A Proud ‘Dirty Jewess’

12/01/2016 - 3:44pm
Experiencing anti-Semitism in Moscow didn’t weaken me; those words strengthened my Jewish identity.

The author with her beloved pup, Theodore, in Moscow. Both emigrated to the United States in 2010. Courtesy of Anna Sharudenko 

I never thought that I would learn the lesson of betrayal at so young an age or that my own skin would experience the prejudice and hostility that Jews faced throughout centuries. When I was 9 years old, the following phrase pierced my naive heart: “You nasty and dirty Jewess!”

On the outside, I appeared a warrior, my back straight with confidence as if these words had done no damage to me. But on the inside, my heart was aching for those in the past who also experienced hatred. Feelings of powerlessness haunted me, and I thought about the millions of Jews murdered for being politically undesirable. To this day, it gives me nightmares to think about a time and place void of freedom and tolerance. Yet six years ago I was able to hold my head high in Moscow.

In my elementary school gym, with its smudged, light-green-painted walls and poorly drawn basketball court lines on the floor, I left behind a shadow of innocence and unsophistication. As I remember exiting that rectangular-shaped room, I became someone who I proudly identify myself as today: a Jew.

***

On a cold winter day, when the temperature reached minus-25 degrees Celsius, or minus-13 Fahrenheit, and delicate white snowflakes fell, nothing signaled of the upcoming event.

I was surrounded, if not trapped, by my fellow classmates in the girls’ locker room. Ever been on a battlefield surrounded by hungry jackals? They were stalking the prey (me), getting down on their haunches in attack mode, ready to pounce. To avoid predators, prey uses camouflage to hide its location or identity. That’s right, identity. The wild environment has the same rules as Homo sapiens.

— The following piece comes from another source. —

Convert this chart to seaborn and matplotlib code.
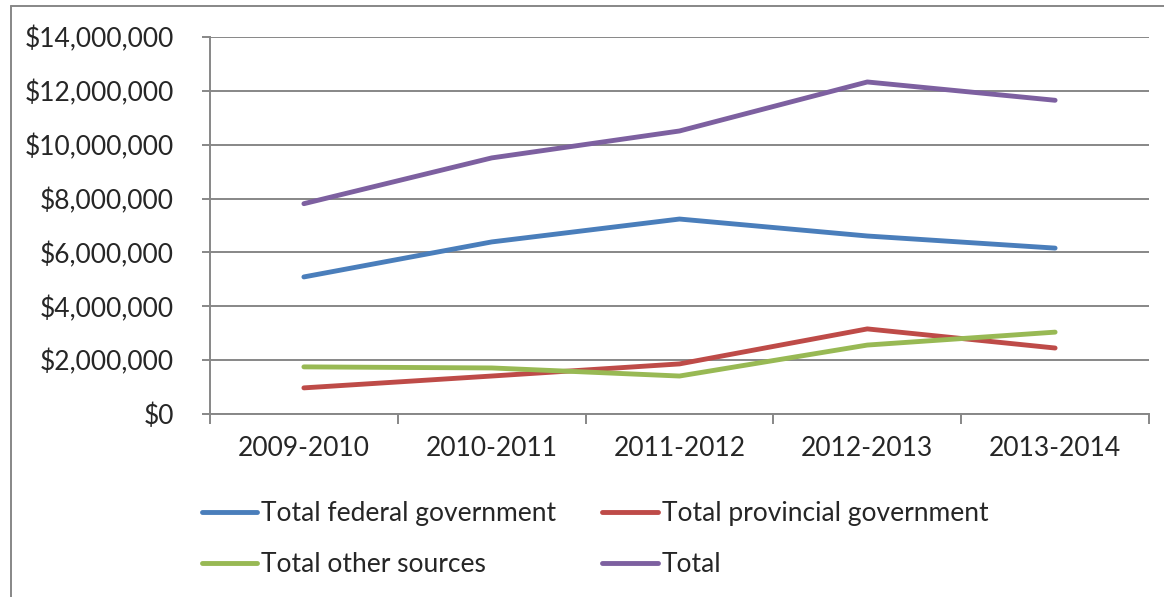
import matplotlib
matplotlib.use("Agg")
import matplotlib.pyplot as plt
import matplotlib.ticker as mticker
from matplotlib.lines import Line2D
import seaborn as sns
import pandas as pd

years = ["2009-2010", "2010-2011", "2011-2012", "2012-2013", "2013-2014"]
federal = [5090000, 6390000, 7240000, 6610000, 6160000]
provincial = [970000, 1410000, 1860000, 3160000, 2450000]
other = [1750000, 1710000, 1410000, 2560000, 3040000]
total = [7810000, 9510000, 10510000, 12330000, 11650000]

series_names = ["Total federal government", "Total provincial government",
                "Total other sources", "Total"]
colors = ["#4A7EBB", "#BE4B48", "#98B954", "#7D60A0"]

rows = []
for name, vals in zip(series_names, [federal, provincial, other, total]):
    for y, v in zip(years, vals):
        rows.append({"Year": y, "Value": v, "Series": name})
df = pd.DataFrame(rows)

sns.set_style("white")
plt.rcParams["font.family"] = ["Lato", "DejaVu Sans"]

FS = 19
W, H = 1164, 597
fig = plt.figure(figsize=(W / 100, H / 100), dpi=100)
ax = fig.add_axes([210 / W, 1 - 414 / H, (1149 - 210) / W, (414 - 37) / H])

sns.lineplot(data=df, x="Year", y="Value", hue="Series", hue_order=series_names,
             palette=colors, linewidth=3.5, ax=ax, legend=False,
             solid_capstyle="round", sort=False)

grid_c = "#878787"
ax.set_xlim(-0.5, 4.5)
ax.set_ylim(0, 14000000)
ax.yaxis.set_major_locator(mticker.MultipleLocator(2000000))
ax.yaxis.set_major_formatter(mticker.FuncFormatter(lambda v, p: "${:,.0f}".format(v)))
ax.grid(axis="y", color=grid_c, linewidth=1.4)
ax.set_axisbelow(True)
ax.set_xlabel("")
ax.set_ylabel("")

for s in ["top", "right"]:
    ax.spines[s].set_visible(False)
for s in ["left", "bottom"]:
    ax.spines[s].set_color(grid_c)
    ax.spines[s].set_linewidth(1.4)

ax.tick_params(axis="y", which="major", direction="out", length=6, width=1.4,
               color=grid_c, labelsize=FS, pad=20, left=True)
ax.xaxis.set_minor_locator(mticker.FixedLocator([-0.5, 0.5, 1.5, 2.5, 3.5, 4.5]))
ax.tick_params(axis="x", which="major", length=0, labelsize=FS, pad=16)
ax.tick_params(axis="x", which="minor", direction="out", length=7.5, width=1.4,
               color=grid_c, bottom=True)

# legend: row-major order for 2 columns
order = [0, 2, 1, 3]
handles = [Line2D([0], [0], color=colors[i], linewidth=3.5, solid_capstyle="round") for i in order]
labels = [series_names[i] for i in order]
fig.legend(handles, labels, ncol=2, loc="upper left",
           bbox_to_anchor=(202 / W, 1 - 501 / H), frameon=False,
           fontsize=FS, handlelength=2.1, handletextpad=0.15,
           labelspacing=1.0, columnspacing=1.73, borderaxespad=0, borderpad=0)

# outer chart border (partially visible)
fig.add_artist(Line2D([11 / W, 11 / W], [0, 1 - 6 / H], color=grid_c, linewidth=1.4,
                      transform=fig.transFigure))
fig.add_artist(Line2D([11 / W, 1], [1 - 6 / H, 1 - 6 / H], color=grid_c, linewidth=1.4,
                      transform=fig.transFigure))

fig.savefig("out.png", dpi=100)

However, I stopped the pattern of the wild and did not hide my identity.

Their eyes lacked sympathy or humanity and only expressed wildness; I cannot forget them. The glowing and seething pupils were shooting virtual daggers at me. An acquaintance of mine, the tallest of the bunch and the most attractive with medium-length, thick brown hair, an oval face and milky white skin, took a step forward and shouted, “You nasty and dirty Jewess!” Shots of hatred were fired; her words offended and attacked my views, my religion and ME.

I never reacted. I appeared almost stone cold, but my inner feelings were of heartbreak. I even felt as if I were defeated, a loser in the battle against pure evil. I did not cry or express any visible anger, but suddenly felt transformed into an adult due to reality’s harsh touch.

Six years after the incident, I can still trace marks of frustration in my soul. Awareness that danger, anti-Semitism and discrimination exist in the world remain with me today. I suffered an emotional trauma in my pre-teen years; I was forced into an unfamiliar setting where the people surrounding me were dangerous emotionally and physically.

The bullying aspect of this incident played a less significant role than the shattering of my rose-colored glasses. My conception of the world filled with good people was shattered. Planet Earth is not an innocent place, floating in the Milky Way galaxy; it contains vile and despicable souls who will hurt you intentionally, and your mission is to learn how to defend yourself. Reality hit me in that locker room, and hit me hard. How can I feel comfortable in that school when the Holocaust also began with discrimination and humiliation? It became impossible for me to be a student and learn in the same room with that gang.

I highly doubt that the tall and beautiful girl from my Russian elementary school remembers me. She later told me that the whole school disliked me, and that students gossiped about my Jewish identity behind my back. I completed my fourth and last year in that school, and when I was 10 years old we purchased a one-way ticket to California. 

Who can predict what would have happened to me if her obnoxious words didn’t strike me back then? Would I be as strong and as proud of being a Jew? The answer may appear blunt, but it is “no.”

I often think of my predecessors and deceased loved ones who were murdered in the Holocaust, especially when I am in synagogue on Shabbat and offered a chance to contribute their names during the recitation of Mourner’s Kaddish. These souls lost their lives and possibly my prayers will help them in their journey upward. After all, our souls are connected. 

author's bio: 
Anna Sharudenko is a sophomore. She is home-schooled in Los Angeles.